Let’s start with Fact Tables.

Fact tables hold data specific to a business process. This means that each row is associated with a process and also contains the measurement data relating to it. Numerical data is usually contained in these tables and can be manipulated in the sense that it can be aggregated. Thinking to a retail environment, an example of a fact table can be a table relating to customer orders. A manager of the business would be able to sum the sales across all the stores in a particular region.

A lot of planning goes into the construction of these tables, specially the grain represented in the table. Carrying on with the example of a store, the developer can either develop the table to be at the grain of a customer transaction or an individual item purchase. If deciding on the latter, it would mean that each customer purchase might create one or more fact table entries. These factors need to be taken in to consideration.

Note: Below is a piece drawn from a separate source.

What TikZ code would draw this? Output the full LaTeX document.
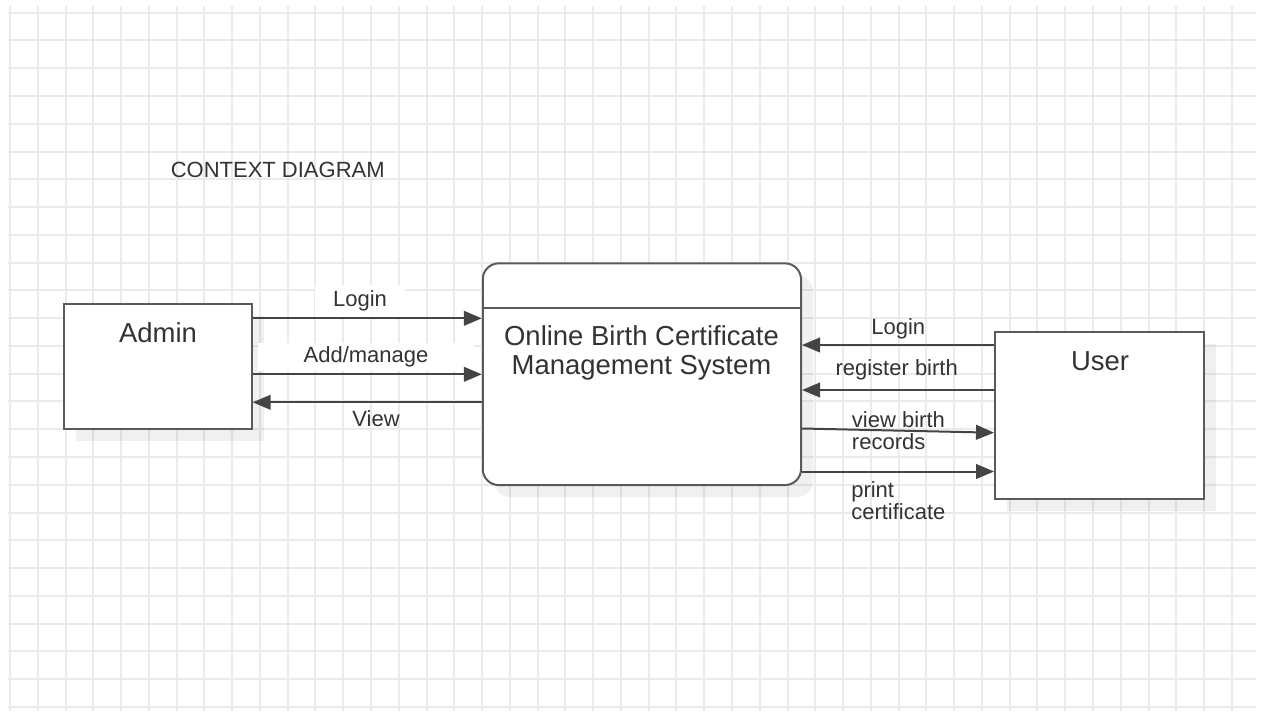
\documentclass[tikz,border=0pt]{standalone}
\usepackage{fontspec}
\setmainfont{Liberation Sans}
\usetikzlibrary{arrows.meta}
\definecolor{gridline}{HTML}{EBEBEB}
\definecolor{boxline}{HTML}{5A5A5A}
\definecolor{flowline}{HTML}{444444}
\definecolor{inktext}{HTML}{333333}
\tikzset{
  entity/.style={draw=boxline, line width=1.5pt, fill=white, inner sep=0pt},
  flow/.style={draw=flowline, line width=1.5pt, -{Triangle[length=13.5pt,width=11pt]}},
  bigtext/.style={inner sep=0pt, text=inktext, font=\fontsize{20.6}{21.75}\selectfont},
  flowtext/.style={inner sep=0pt, text=inktext, font=\fontsize{16.5}{16.5}\selectfont},
  boxshadow/.style={fill=black, fill opacity=0.06, draw=none}
}
\begin{document}
\begin{tikzpicture}[x=0.75pt,y=0.75pt,yscale=-1,xscale=1]
        \useasboundingbox (0,0) rectangle (1261,711);
        \fill[white] (0,0) rectangle (1261,711);

        %Shape: Grid
        \foreach \gx in {0,...,44}
            \draw[gridline, line width=1.5pt] ({10+27.77*\gx},6) -- ({10+27.77*\gx},711);
        \foreach \gy in {0,...,25}
            \draw[gridline, line width=1.5pt] (8,{12.7+27.77*\gy}) -- (1256,{12.7+27.77*\gy});

        %Shape: Shadows
        \fill[boxshadow] (76,316) rectangle (264,441);
        \fill[boxshadow, rounded corners=12pt] (494,275) rectangle (813,497);
        \fill[boxshadow] (1007,344) rectangle (1216,511);

        %Shape: Rectangle [admin]
        \node[entity, minimum width=140.5pt, minimum height=93.5pt] (admin) at (158,366.7) {};
        %Shape: Rounded Rectangle [sys]
        \node[entity, rounded corners=12pt, minimum width=238.7pt, minimum height=166.3pt] (sys) at (641.9,374.2) {};
        \draw[boxline, line width=1.5pt] (sys.west |- 0,308.3) -- (sys.east |- 0,308.3);
        %Shape: Rectangle [user]
        \node[entity, minimum width=157pt, minimum height=125.25pt] (user) at (1099.7,415.5) {};

        % Text Node
        \node[flowtext, anchor=base west] (title) at (170.5,177.7) {CONTEXT DIAGRAM};
        % Text Node
        \node[bigtext, anchor=base] (admintitle) at (158,342) {Admin};
        % Text Node
        \node[bigtext, anchor=base] (usertitle) at (1100,370) {User};
        % Text Node
        \node[bigtext, align=center, anchor=north] (systitle) at (641.5,325) {Online Birth Certificate\\Management System};

        % Text Node
        \node[flowtext, anchor=base, fill=white, inner xsep=13.5pt, inner ysep=4pt] (loginadmin) at (360,306.7) {Login};
        % Text Node
        \node[flowtext, anchor=base, fill=white, inner xsep=34pt, inner ysep=3pt] (addmanage) at (366,362.7) {Add/manage};
        % Text Node
        \node[flowtext, anchor=base] (viewadmin) at (376,426.7) {View};
        % Text Node
        \node[flowtext, anchor=base] (loginuser) at (898.3,334.3) {Login};
        % Text Node
        \node[flowtext, anchor=base] (register) at (896.7,375) {register birth};
        % Text Node
        \node[flowtext, align=left, anchor=north west] (viewrecords) at (851.7,411.5) {view birth\\records};
        % Text Node
        \node[flowtext, align=left, anchor=north west] (printcert) at (851,481) {print\\certificate};

        %Straight Lines
        \draw[flow] (admin.east |- 0,318.3) -- (sys.west |- 0,318.3);
        \draw[flow] (admin.east |- 0,374.3) -- (sys.west |- 0,374.3);
        \draw[flow] (sys.west |- 0,402.3) -- (admin.east |- 0,402.3);
        \draw[flow] (user.west |- 0,345) -- (sys.east |- 0,345);
        \draw[flow] (user.west |- 0,390) -- (sys.east |- 0,390);
        \draw[flow] (sys.east |- 0,428.5) -- (user.west |- 0,432.7);
        \draw[flow] (sys.east |- 0,471.5) -- (user.west |- 0,471.5);

\end{tikzpicture}
\end{document}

Now for the complementing table, Dimension Tables.

Dimension tables can be related to 1 or none of the fact tables. Dimension tables contain descriptive attributes and are usually textual fields or discrete numbers. Dimension fields should be designed to be verbose, descriptive, have no missing data and discretely valued. This is why the dimensions in these tables should usually be a simple integer. This design harbours performance as join processing is much more efficient. Queries can efficiently drill down into different fact tables and their corresponding dimension table and perform joins across the dimensions.

Commonly used dimensions, while still considering the store as an example, can include people, products, place and time. This means that in the product table, each record will contain an item and the details associated with that item (such as costs, supplier, size, etc.). The primary keys in these tables link to the foreign keys in the fact table.